К этому обзору эпистолярного материала остается добавить то немногое, что относится к затронутым темам в публикуемом ниже «трактате» Рудакова «Город Калинин»[1344]
. Цитируемая им записка Тынянова косвенно подтверждает, что они встречались по возвращении Рудакова из ссылки (хотя и не позволяет с определенностью решить вопрос о хронологии его участия в издании Кюхельбекера), может быть, и перед отъездом Тынянова из Ленинграда в середине июля 1941 г. Вряд ли тяжелобольной Тынянов, находясь в эвакуации, стал бы писать достаточно далекому для него человеку, с которым расстался семь лет назад. Приходится лишь гадать, была ли их заочная беседа (в которой вновь фигурирует Кюхельбекер) последней. Когда в апреле 1943 г. Тынянова привезли из Перми в Москву, Рудаков находился там же. Он общается с Э. Г. Герштейн, Н. И. Харджиевым, Е. Я. Эфрон, в июле посещает заседание пушкинистов и проводит вечер в филологических разговорах (в частности, по поводу его диссертации о «Медном всаднике») со Шкловским и Б. В. Казанским[1345]. Он, конечно, должен был быть осведомлен о состоянии Тынянова, возможно, навещал его или писал ему. Это могло происходить до ареста Рудакова в августе 1943 г.[1346]«Город Калинин» интересен, в частности (под нашим углом зрения), в сравнении с теми замыслами, которые намечены в письмах. Трактат представляет собой прежде всего путеводитель по стихам, ключ и комментарий к ним – несомненно, применяющий к собственному творчеству опыт аналогичной работы с текстами Мандельштама и наблюдений над возникновением его стихов, трансформацией в них бытового и культурного материала. В свете воронежского отрезка биографии Рудакова это применение может рассматриваться, с одной стороны, как результат изучения «Разговора о Данте» (упоминание его в гл. XXI – возможно, первое в письменных сочинениях современников поэта), а с другой – как реализация давних филологических устремлений автора. Как мы помним, существовали, в том числе в «Разговоре о Данте», точки соприкосновения Мандельштама с формальной школой, поэтому указанные два аспекта могли для Рудакова составлять единое культурное целое.

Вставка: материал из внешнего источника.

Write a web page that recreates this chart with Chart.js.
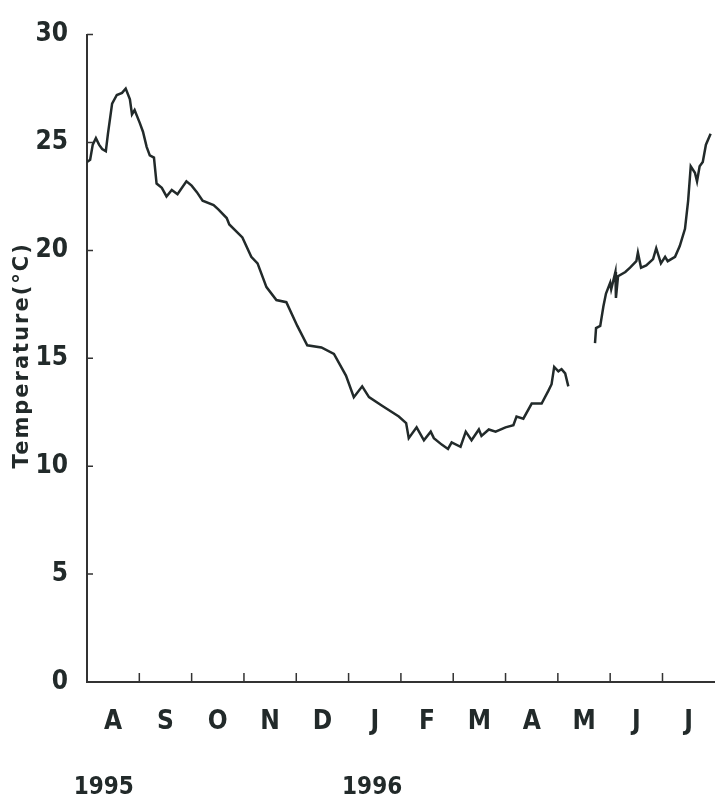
<!DOCTYPE html>
<html>
<head>
<meta charset="utf-8">
<script src="https://cdn.jsdelivr.net/npm/chart.js@4.4.1/dist/chart.umd.min.js"></script>
<style>
  html, body { margin: 0; padding: 0; background: #fff; }
  #wrap { position: relative; width: 718px; height: 802px; }
</style>
</head>
<body>
<div id="wrap"><canvas id="temp-canvas"></canvas></div>
<script>
const monthLabels = ['A', 'S', 'O', 'N', 'D', 'J', 'F', 'M', 'A', 'M', 'J', 'J'];
const yearLabels = ['1995', '1996'];
const yearMonths = [0.32, 5.45];
const yTicks = [0, 5, 10, 15, 20, 25, 30];

// months since 1 Aug 1995 and temperature (°C), before the gap in late April
const monthsA = [0, 0.06, 0.11, 0.17, 0.23, 0.29, 0.36, 0.40, 0.48, 0.57, 0.67, 0.74, 0.82, 0.86, 0.91,
  1.01, 1.07, 1.14, 1.20, 1.28, 1.33, 1.43, 1.52, 1.62, 1.73, 1.90, 2.00, 2.10, 2.21, 2.42, 2.51, 2.67,
  2.72, 2.97, 3.14, 3.26, 3.43, 3.62, 3.81, 4.02, 4.21, 4.48, 4.72, 4.95, 5.10, 5.26, 5.39, 5.64, 5.96,
  6.10, 6.15, 6.30, 6.44, 6.57, 6.63, 6.78, 6.90, 6.97, 7.14, 7.24, 7.35, 7.49, 7.54, 7.68, 7.81, 8.00,
  8.15, 8.21, 8.34, 8.50, 8.69, 8.82, 8.88, 8.93, 9.01, 9.07, 9.14, 9.20];
const tempsA = [24.1, 24.2, 24.9, 25.2, 24.9, 24.7, 24.6, 25.4, 26.8, 27.2, 27.3, 27.5, 27.0, 26.3, 26.5,
  25.9, 25.5, 24.8, 24.4, 24.3, 23.1, 22.9, 22.5, 22.8, 22.6, 23.2, 23.0, 22.7, 22.3, 22.1, 21.9, 21.5,
  21.2, 20.6, 19.7, 19.4, 18.3, 17.7, 17.6, 16.5, 15.6, 15.5, 15.2, 14.2, 13.2, 13.7, 13.2, 12.8, 12.3,
  12.0, 11.3, 11.8, 11.2, 11.6, 11.3, 11.0, 10.8, 11.1, 10.9, 11.6, 11.2, 11.7, 11.4, 11.7, 11.6, 11.8,
  11.9, 12.3, 12.2, 12.9, 12.9, 13.5, 13.8, 14.6, 14.4, 14.5, 14.3, 13.7];

// after the gap, mid May to end of July
const monthsB = [9.71, 9.73, 9.81, 9.87, 9.92, 10.00, 10.02, 10.10, 10.11, 10.15, 10.29, 10.38, 10.50,
  10.53, 10.59, 10.69, 10.82, 10.88, 10.97, 11.05, 11.10, 11.24, 11.33, 11.43, 11.49, 11.54, 11.62,
  11.66, 11.71, 11.77, 11.83, 11.92];
const tempsB = [15.7, 16.4, 16.5, 17.4, 18.0, 18.5, 18.2, 19.0, 17.8, 18.8, 19.0, 19.2, 19.5,
  19.9, 19.2, 19.3, 19.6, 20.1, 19.4, 19.7, 19.5, 19.7, 20.2, 21.0, 22.3, 23.9, 23.6,
  23.2, 23.9, 24.1, 24.9, 25.4];

const INK = '#222a2a';
const NARROW = '"Liberation Sans Narrow", "DejaVu Sans Condensed", "Arial Narrow", sans-serif';

// inward tick marks, year captions and the spaced-out y title
const axisDecor = {
  id: 'axisDecor',
  afterDraw(chart) {
    const { ctx, chartArea, scales: { x, y } } = chart;
    ctx.save();
    ctx.strokeStyle = '#333';
    ctx.lineWidth = 1.5;
    ctx.beginPath();
    for (let m = 1; m < monthLabels.length; m++) {
      const px = x.getPixelForValue(m);
      ctx.moveTo(px, chartArea.bottom);
      ctx.lineTo(px, chartArea.bottom - 9);
    }
    yTicks.slice(1).forEach(v => {
      const py = y.getPixelForValue(v);
      ctx.moveTo(chartArea.left, py);
      ctx.lineTo(chartArea.left + 6, py);
    });
    ctx.stroke();

    ctx.fillStyle = INK;
    ctx.font = 'bold 24px ' + NARROW;
    ctx.textAlign = 'center';
    ctx.textBaseline = 'middle';
    yearLabels.forEach((t, i) => ctx.fillText(t, x.getPixelForValue(yearMonths[i]), chart.height - 14));

    ctx.translate(23, (chartArea.top + chartArea.bottom) / 2 - 3);
    ctx.rotate(-Math.PI / 2);
    ctx.font = 'bold 21px "DejaVu Sans", sans-serif';
    ctx.letterSpacing = '2px';
    ctx.fillText('Temperature(°C)', 0, 0);
    ctx.restore();
  }
};

const lineStyle = {
  borderColor: INK,
  borderWidth: 2.5,
  pointRadius: 0,
  tension: 0,
  fill: false,
};

new Chart(document.getElementById('temp-canvas').getContext('2d'), {
  type: 'line',
  data: {
    datasets: [
      { label: 'before', data: monthsA.map((m, i) => ({ x: m, y: tempsA[i] })), ...lineStyle },
      { label: 'after', data: monthsB.map((m, i) => ({ x: m, y: tempsB[i] })), ...lineStyle },
    ],
  },
  options: {
    responsive: true,
    maintainAspectRatio: false,
    animation: false,
    layout: { padding: { top: 28, right: 0, left: 0, bottom: 0 } },
    scales: {
      x: {
        type: 'linear',
        min: 0,
        max: 12,
        afterBuildTicks: s => { s.ticks = monthLabels.map((_, i) => ({ value: i + 0.5 })); },
        afterFit: s => { s.height = 120; },
        ticks: {
          autoSkip: false,
          maxRotation: 0,
          padding: 25,
          color: INK,
          font: { family: NARROW, size: 26, weight: 'bold' },
          callback: v => monthLabels[Math.floor(v)],
        },
        grid: { display: false, drawTicks: false },
        border: { display: true, color: '#333', width: 2 },
      },
      y: {
        min: 0,
        max: 30,
        afterBuildTicks: s => { s.ticks = yTicks.map(v => ({ value: v })); },
        afterFit: s => { s.width = 87; },
        ticks: {
          padding: 19,
          color: INK,
          font: { family: NARROW, size: 26, weight: 'bold' },
        },
        grid: { display: false, drawTicks: false },
        border: { display: true, color: '#333', width: 2 },
      },
    },
    plugins: {
      legend: { display: false },
      tooltip: { enabled: false },
    },
  },
  plugins: [axisDecor],
});
</script>
</body>
</html>
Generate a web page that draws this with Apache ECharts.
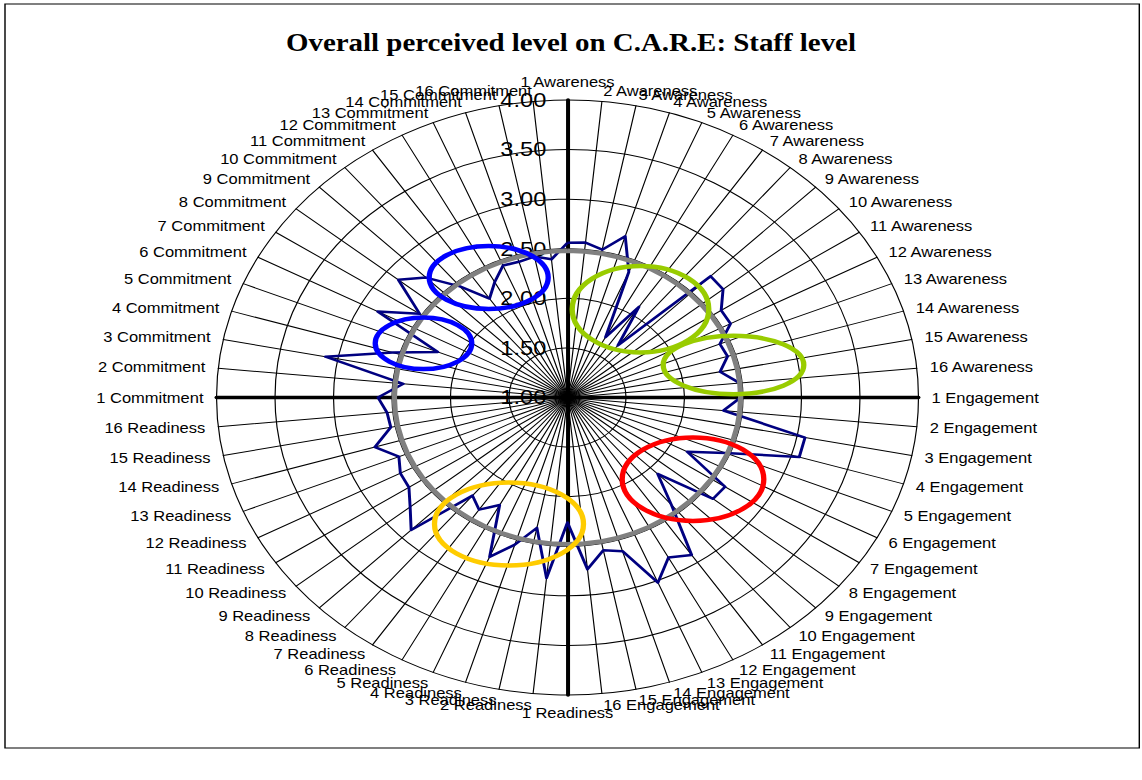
<!DOCTYPE html>
<html><head><meta charset="utf-8">
<script src="https://cdn.jsdelivr.net/npm/echarts@6/dist/echarts.min.js"></script>
<style>
html,body{margin:0;padding:0;background:#fff;width:1142px;height:780px;overflow:hidden;}
#chart{position:absolute;left:0;top:0;width:968px;height:780px;transform:scaleX(1.17975);transform-origin:0 0;}
</style></head><body>
<div id="chart"></div>
<script>
// ---- data ----
const groups = ['Awareness', 'Engagement', 'Readiness', 'Commitment'];
const awareness  = [2.56, 2.57, 2.52, 2.70, 2.37, 1.69, 2.10, 1.68, 2.73, 2.72, 2.58, 2.58, 2.41, 2.43, 2.33, 2.48];
const engagement = [2.48, 2.34, 3.07, 3.07, 2.46, 2.16, 2.62, 2.61, 2.09, 2.40, 2.91, 2.83, 3.02, 2.62, 2.57, 2.74];
const readiness  = [2.26, 2.83, 2.34, 2.55, 2.74, 2.23, 2.36, 2.28, 2.89, 2.74, 2.63, 2.62, 2.56, 2.72, 2.54, 2.55];
const commitment = [2.62, 2.41, 3.11, 2.56, 2.20, 2.84, 2.52, 2.87, 2.71, 2.45, 2.20, 2.32, 2.44, 2.43, 2.45, 2.40];
const overallMean = 2.48;
const axisMin = 1, axisMax = 4, axisStep = 0.5;
const titleText = 'Overall perceived level on C.A.R.E: Staff level';

// ---- layout (reference pixels; the drawing is stretched horizontally by S) ----
const S = 1142 / 968;
const center = [567.5, 397.5];
const radius = 297.5;
// annotation ellipses: [cx, cy, rx, ry, colour]
const annotations = [
  [488.7, 277.5, 59.5, 31.5, '#0000FF'],
  [423.5, 343.3, 48.3, 25.8, '#0000FF'],
  [640.5, 309.2, 68.3, 43.3, '#99CC00'],
  [733.5, 365.0, 70.3, 29.2, '#99CC00'],
  [693.0, 479.2, 70.8, 41.7, '#FF0000'],
  [509.0, 524.0, 74.5, 41.5, '#FFCC00']
];

// ---- build ----
const categories = [];
groups.forEach(g => { for (let i = 1; i <= 16; i++) categories.push(i + ' ' + g); });
const values = awareness.concat(engagement, readiness, commitment);
const n = categories.length;
// ECharts lays indicators out counter-clockwise; reorder so they read clockwise
const order = [0];
for (let k = n - 1; k >= 1; k--) order.push(k);

const indicators = order.map(k => {
  const ind = { name: categories[k], min: axisMin, max: axisMax };
  if (k % 16 === 0) ind.axisLine = { lineStyle: { width: 3.4, color: '#000' } };
  if (k === 0) ind.axisLabel = {
    show: true, margin: 18, fontSize: 20, color: '#000',
    fontFamily: 'Liberation Sans, Arial, sans-serif',
    formatter: v => Number(v).toFixed(2)
  };
  return ind;
});

const chart = echarts.init(document.getElementById('chart'), null, { renderer: 'svg' });
chart.setOption({
  animation: false,
  backgroundColor: '#fff',
  title: {
    text: titleText, left: 'center', top: 25,
    textStyle: { fontFamily: 'Liberation Serif, Times New Roman, serif', fontWeight: 'bold', fontSize: 24.5, color: '#000' }
  },
  radar: {
    center: [center[0] / S, center[1]],
    radius: radius,
    startAngle: 90,
    shape: 'circle',
    splitNumber: (axisMax - axisMin) / axisStep,
    indicator: indicators,
    nameGap: 11,
    axisName: { color: '#000', fontSize: 14, fontFamily: 'Liberation Sans, Arial, sans-serif' },
    axisLine: { lineStyle: { color: '#000', width: 1 } },
    axisTick: { show: false },
    splitLine: { lineStyle: { color: '#000', width: 1 } },
    splitArea: { show: false }
  },
  series: [
    {
      type: 'radar', symbol: 'none', z: 3,
      lineStyle: { color: '#000080', width: 2.5 },
      data: [{ name: 'Staff', value: order.map(k => values[k]) }]
    },
    {
      type: 'radar', symbol: 'none', z: 4,
      lineStyle: { color: '#808080', width: 4.5 },
      data: [{ name: 'Mean', value: order.map(() => overallMean) }]
    }
  ],
  graphic: [
    { type: 'rect', z: 0, silent: true,
      shape: { x: 5 / S, y: 4, width: (1139.3 - 5) / S, height: 744 },
      style: { fill: 'none', stroke: '#000', lineWidth: 1.2 } }
  ].concat(annotations.map(a => ({
    type: 'ellipse', z: 100, silent: true,
    shape: { cx: a[0] / S, cy: a[1], rx: a[2] / S, ry: a[3] },
    style: { fill: 'none', stroke: a[4], lineWidth: 4.5 }
  })))
});
</script>
</body></html>
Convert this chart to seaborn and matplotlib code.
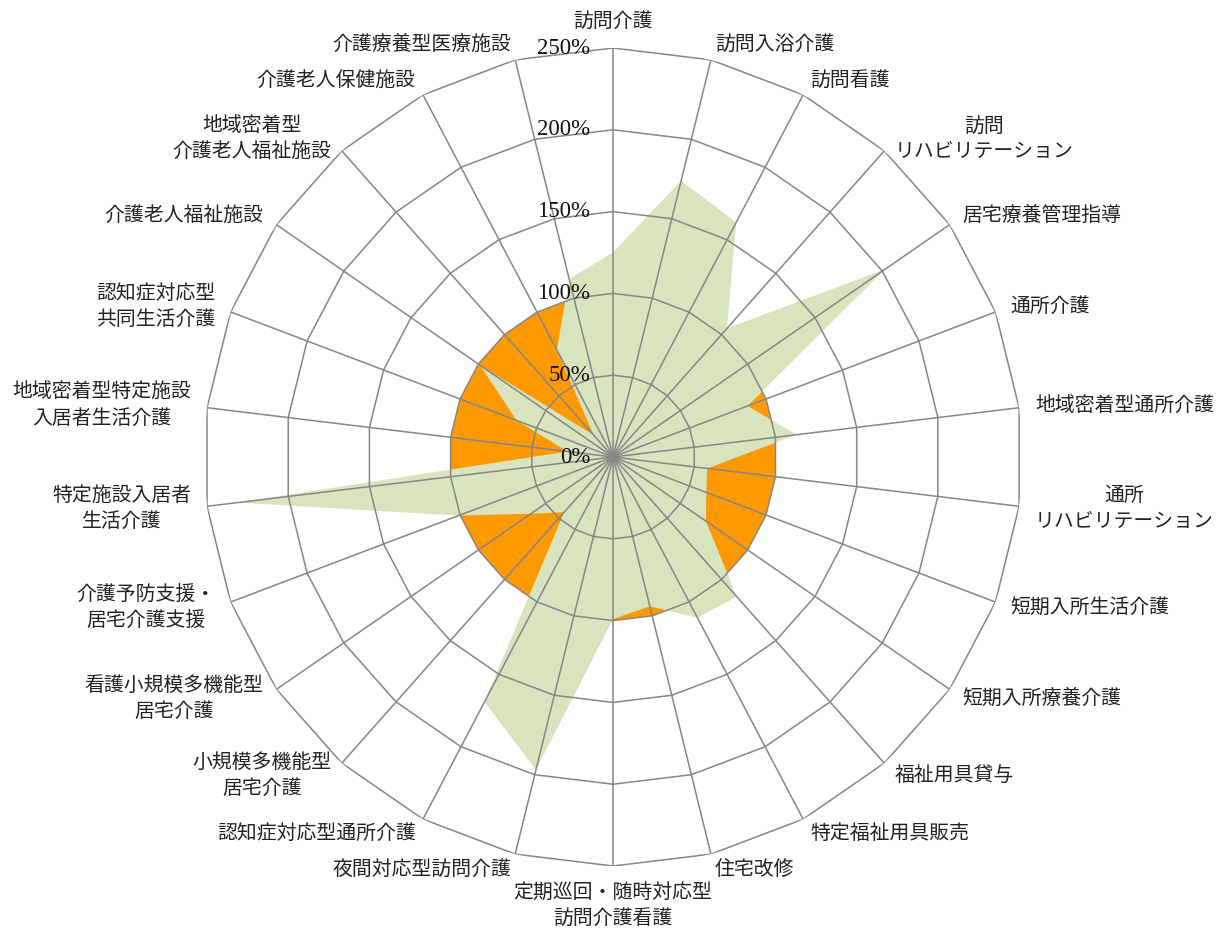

Однако очевиден ряд существенных отличий от воронежских замыслов, сохранявших, как показано выше, связь с тыняновским пониманием теоретически обоснованной истории литературы и предполагавших (хотя бы платонически) развить его на материале русской поэзии XX века. Теперь же и оптимист Рудаков, видимо, осознал, что объект его интереса не образует в «нашей науке» (гл. XVII) полноправных исследовательских тем. Говоря о «непростительных безобразиях» литературоведения, он как всем ясную данность констатирует: «Понятно, когда не знают своих поэтов XX века» (там же). За этим «понятно» – и гибель Мандельштама, и опыт конца 30‐х гг. вообще (и прогноз, оправдавшийся в ближайшую четверть века). Не исключено, что Рудаков знал статью Р. О. Якобсона «О поколении, растратившем своих поэтов», хотя бы в пересказе Мандельштама, который высоко ее ценил[1347]
.Что касается литературоведческой методологии, то единственной областью, где тяга Рудакова к изучению формы еще могла хотя бы в некоторой мере реализоваться, было стиховедение на классическом материале – и он подготовил работу о стихе «Медного всадника»[1348]
, которая несколько раз упоминается в трактате.